In jedem Grand Prix fallen mehrere Gigabyte an Daten an, die schnell verarbeitet sein wollen. Dazu haben die Teams Breitbandverbindungen in ihre Rechenzentren geschaltet, wo die Informationen blitzschnell verwertet und die Ergebnisse zurück an die Rennstrecke geschickt werden. Sicherheit ist dabei Trumpf: Die Daten müssen sicher abgelegt werden und jederzeit verfügbar sein. Außerdem müssen die Teams ihre Verbindungen zum Fahrer, Datenverkehr wie Sprechfunk, durch Verschlüsselung abschirmen. Zu gern wüssten schließlich die konkurrierenden Teams, was im gegnerischen Rennstall gerade los ist. „Datensicherheit ist essenziell“, sagt Jonathan McNeale, Managing Director von McLaren Mercedes. Das Team registriere täglich mehrere hundert Angriffe auf seine Systeme. Neben der Sicherung der Datenbanken in der Zentrale gehe es vor allem darum, die eigene IT-Umgebung an den Grand-Prix-Wochenenden abzuschirmen, wenn die Systeme im Außeneinsatz offener sind und viele Mitarbeiter mit mobilen Rechnern unterwegs sind.
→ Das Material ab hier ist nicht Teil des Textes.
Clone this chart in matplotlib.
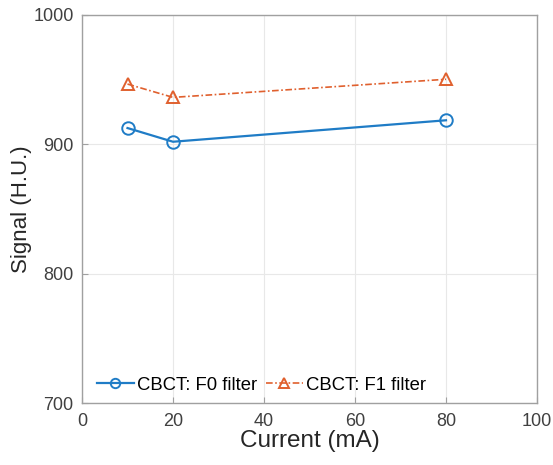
import matplotlib
matplotlib.use('Agg')
import matplotlib.pyplot as plt

plt.rcParams['font.family'] = ['Liberation Sans', 'DejaVu Sans']

# tube current settings (mA) and mean signal per filter
current = [10, 20, 80]
signal_f0 = [912.6, 902.0, 918.6]
signal_f1 = [946.6, 936.3, 950.3]

labels = ['CBCT: F0 filter', 'CBCT: F1 filter']
x_ticks = [0, 20, 40, 60, 80, 100]
y_ticks = [700, 800, 900, 1000]

fig = plt.figure(figsize=(5.53, 4.65), dpi=100)
ax = fig.add_axes([82 / 553, 1 - 403 / 465, (537 - 82) / 553, (403 - 15) / 465])

ax.plot(current, signal_f0, color='#1f7cc6', linewidth=1.6, marker='o',
        markersize=9, markerfacecolor='none', markeredgewidth=1.4, label=labels[0])
ax.plot(current, signal_f1, color='#e0602e', linewidth=1.2,
        dashes=(4, 1.5, 1, 1.5), marker='^', markersize=9,
        markerfacecolor='none', markeredgewidth=1.4, label=labels[1])

ax.set_xlim(0, 100)
ax.set_ylim(700, 1000)
ax.set_xticks(x_ticks)
ax.set_yticks(y_ticks)
ax.grid(True, color='#e8e8e8', linewidth=0.8)
ax.set_axisbelow(True)

for sp in ax.spines.values():
    sp.set_color('#a0a0a0')
    sp.set_linewidth(1.0)
ax.tick_params(direction='in', length=4, color='#a0a0a0', labelcolor='#404040',
               labelsize=13)
ax.tick_params(axis='x', pad=7)
ax.tick_params(axis='y', pad=6)

ax.set_xlabel('Current (mA)', fontsize=17.5, color='#262626', labelpad=0)
ax.set_ylabel('Signal (H.U.)', fontsize=16, color='#262626', labelpad=1)

ax.legend(loc='lower left', ncol=2, frameon=False, fontsize=13.3,
          handlelength=2.0, handletextpad=0.2, columnspacing=0.45,
          markerscale=0.75, borderaxespad=0.0,
          bbox_to_anchor=(0.016, 0.005))

fig.savefig('out.png', dpi=100)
„Das Thema ist hoch komplex“, berichtet Heidfeld. „In der Box sind ganze Batterien von Computern und Bildschirmen aufgestellt. Vor jedem sitzt ein Ingenieur, der die auf den Rechner gelieferten Daten analysiert.“ Davon profitieren die Fahrer unmittelbar. Beispielsweise können die Ingenieure die Fahrer sofort informieren, sollte sich möglicherweise ein Problem anbahnen. So lässt sich beispielsweise ein Ausfall vermeiden, indem die Techniker dem Fahrer raten, etwas mehr Abstand zu halten, wenn die Motor- und Öltemperatur in die Nähe kritischer Werte ansteigt. Mit etwas mehr Distanz strömt mehr Luft in den Motor und sorgt damit für eine bessere Kühlung Außerdem können die Piloten auf Basis ihrer persönlichen Renn-Ergebnisse und Geschwindigkeitskurven beispielsweise im Qualifying genau abschätzen, an welcher Stelle vielleicht noch etwas herauszuholen ist. Darüber hinaus bleiben die Daten auch im Nachhinein sehr wertvoll, wenn es beispielsweise darum geht, das Auto individuell auf den Fahrer abzustimmen und weiterzuentwickeln.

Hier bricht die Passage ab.